I am looking for a means to reinsert myself in a Greek village of some few thousand years ago. Another way of being, based on obligation, love, respect. I go on hearing the people around me make their lives and I just keep on wondering why Cavafy and Seferi seem so crucial to our future as a Greek and American people. Why Stuart Davis went to such trouble to create an American idiom to separate us from the French and European art of his day. I come to the conclusion that what is needed is a sense of responsibility to the old virtues, the ideas of village, communication, simple pleasure and art at a variety of levels. We seek a deeper understanding of human expression.
The way to lead is by creating something tangible. It makes no sense to just think. One must get it down, leave about some little accretion so as to point to a value, a direction that is positive and sane. Endless talk, consumption, noise, is worthless. I saw a Turner of a capsized slave ship, a horrid mess of color on a frightful sea. The British painter left me reeling. Art does that. It must. Imagine our country with no George Bellows, N. C. Wyeth, Florine Stettheimer. Just three folks who painted things with no sense of self-importance, but gave us work that just vibrates so.
I cannot overemphasize to myself how important the art is to defining and leading us. There must be people who will be strong enough to make pictures of their worlds as we move ahead. I don't think the world will be that different. Not like some folks do. The human stays the same, as the environment changes. The writer still has to do it word by word, the visual artist frame by frame, the architect brick by brick. People will form the same wonderful relationships with one the other in the years to come. They will get up and go to work every day as they do now, whether they feel lousy or not, because they have obligations and responsibilities to enact and emphasize.

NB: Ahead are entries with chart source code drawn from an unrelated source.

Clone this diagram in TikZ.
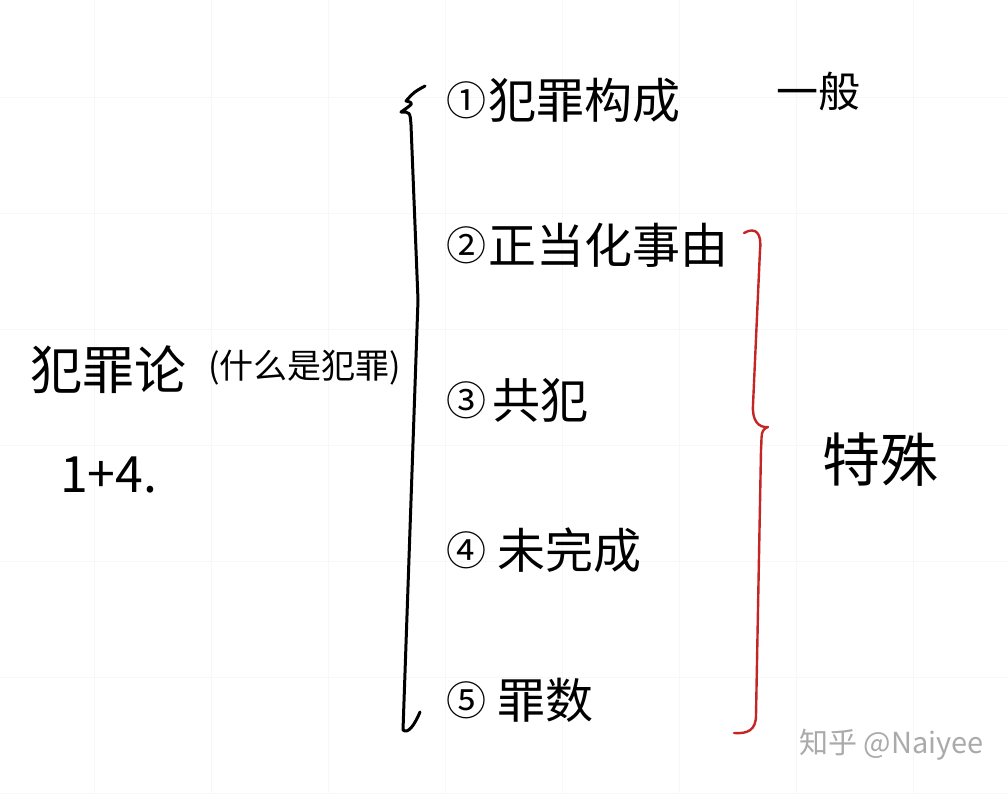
\documentclass[tikz,border=0pt]{standalone}
\usepackage{fontspec}
\setmainfont{Noto Sans CJK SC}
\usepackage{tikz}
\definecolor{InkRed}{RGB}{196,38,38}
\definecolor{PaperGrid}{RGB}{247,247,247}
\definecolor{MarkGray}{RGB}{170,170,170}

\begin{document}
\begin{tikzpicture}[x=1pt,y=-1pt,
  hand/.style={line width=3pt,line cap=round,line join=round},
  entry/.style={anchor=west,inner sep=0pt,font=\fontsize{48}{50}\selectfont},
  circnum/.style={inner sep=0pt,font=\fontsize{40}{42}\selectfont}]
  \useasboundingbox[fill=white] (0,0) rectangle (1008,793);
  % faint paper grid
  \foreach \gx in {94,211,...,1008} \draw[PaperGrid] (\gx,0)--(\gx,793);
  \foreach \gy in {97,213,...,793} \draw[PaperGrid] (0,\gy)--(1008,\gy);
  % left side
  \node[anchor=west,inner sep=0pt,font=\fontsize{52}{54}\selectfont] (topic) at (30,370) {犯罪论};
  \node[anchor=west,inner sep=0pt,font=\fontsize{34}{36}\selectfont] (what) at (208,368) {(什么是犯罪)};
  \node[anchor=west,inner sep=0pt,font=\fontsize{50}{52}\selectfont] (count) at (60,475) {1+4.};
  % black bracket
  \draw[hand] (425,86) .. controls (414,92) .. (406,101) .. controls (414,103) .. (401,112)
    .. controls (410,112) .. (411,125) -- (418,300) -- (403,730)
    .. controls (408,734) and (414,726) .. (420,712);
  % items
  \node[circnum] (n1) at (466,100) {①};
  \node[entry] (i1) at (488,100) {犯罪构成};
  \node[circnum] (n2) at (466,245) {②};
  \node[entry] (i2) at (488,245) {正当化事由};
  \node[circnum] (n3) at (466,400) {③};
  \node[entry] (i3) at (492,400) {共犯};
  \node[circnum] (n4) at (466,550) {④};
  \node[entry] (i4) at (497,550) {未完成};
  \node[circnum] (n5) at (466,700) {⑤};
  \node[entry] (i5) at (497,700) {罪数};
  \node[inner sep=0pt,font=\fontsize{42}{44}\selectfont] (general) at (818,92) {一般};
  % red brace
  \draw[hand,InkRed,line width=2.4pt] (744,233) .. controls (756,226) and (762,234) .. (760,250)
    -- (753,405) .. controls (752,420) and (758,428) .. (768,427)
    .. controls (760,430) and (762,436) .. (761,450)
    -- (756,715) .. controls (756,730) and (748,734) .. (734,733);
  \node[inner sep=0pt,font=\fontsize{58}{60}\selectfont] (special) at (880,460) {特殊};
  \node[anchor=east,inner sep=0pt,text=MarkGray,font=\fontsize{29}{31}\selectfont] (mark) at (984,745) {知乎 @Naiyee};
\end{tikzpicture}
\end{document}
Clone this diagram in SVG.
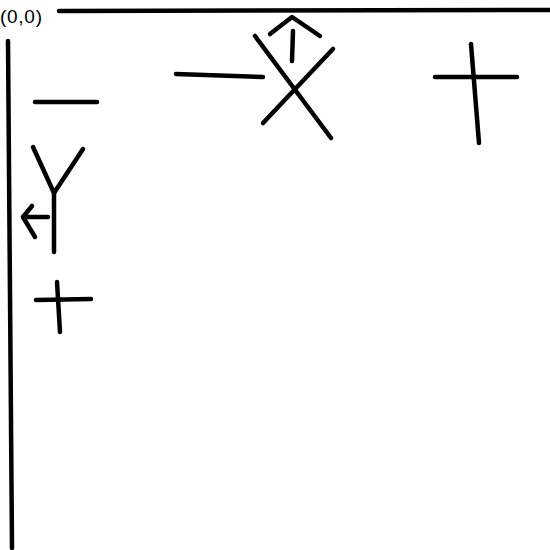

My friend, Renate at the Regis College library, says the artist is our mouthpiece, a kind of representative as one has in Congress. I feel kin to Bellows when I see his painting of Emma and the two little children in the museum. Certainly I feel close to the painters through their work. A magic transubstantiation occurs every time I go look. I feel it too when I see pictures in a book. Of old locomotives, buildings, products of an earlier period, crockery, all risen from the mind of a person, from deep within. Done for money or love? Does it matter? For who can know? The key is, it is there. The art is unarguable fact, whether it is something you like or don't, and it sprang from someone's loins, a child, a squawking kid. In time it takes on a majesty and someone looks and marvels. Then goes to make art of his or her own. The river flows, the flower blooms, the world goes ahead, amid the murders and slander. Some good amid the bad.
Aeschylus warns, we be good, or else. He warns the sun, the general, the mother, the little flower. We all have a job to do, even the one who cleans the temple with the broom of laurel leaves. Do your job. Just that. Stock the shelves, leave the parking lot clean, smile while you can. Face facts, as they say. It is all you can do. I guess that is what I mean by katheikon. Do what you do. Do what little you can to purify and beautify your universe. Be content with your own conversation. Don't try to make it fit someone else's view of the world. Cultivate your view. Add it to the human equation.
A just universe has to exist for it to be Greek. It seems the Americans have this in mind. The artists of the thirties and the forties extolled the common man and woman. They were decades in profound praise of us as a common, wonderful people. Art is in service of the everyday. It is such great art. The human is grand, fine, exemplary.
We commit injustice in the service of our gadgets. The new technology must harness itself to serve the person, the family and community. The Greek arts that revolve around relationships, comic and tragic, await us. Nihilism, violence, sex freed of responsibility, kicking and punching, are as aimless and worthless as the chatter of the help at the McDonald's in Revere. Nothing gained unless we make a picture, write a line, create a praise poem, tell about an artist of America, Greece or any other place.
I think we can but tell a story and hope someone, anyone gets it. Atget did that. They say his work had few aspirations to greatness. It is ever but a matter of getting a line down and then another and soon a work develops that is ordinary but has integrity, a point of view,a quiet charm, if one is lucky.
The artist is one of the few free people in society, expressing something new when he or she is on. The worlds of advertising, fashion, art, literature , are ever rich because they emphasize the need we have to search for the next thrill, or adventure. As if around the corner lies our salvation, our release from tired, pained bodies. The artist keeps trying and in the process privileges us with pictures that are grand and interesting. Imagine a world without novelty, art, beauty. I can't. It seems so hard to understand where all this art comes from but is so easy to be thankful it is here with us.
The artist enacts in real life or imagination some improbable dream or idea. If art at base, is not impractical, I don't know what is. For it is very odd to me that a human can create a thing that will supercede him or her. Though, that is what art does. It takes on a meaning all its own, a life of its own. We are then privileged to look and be its pal, appreciating its beauty. Sometimes, not often, we too may commit an art thing, and that is nice. It may be, oh so humble a thing we give. I clean the temple and wait for my next art thrill, just around the corner.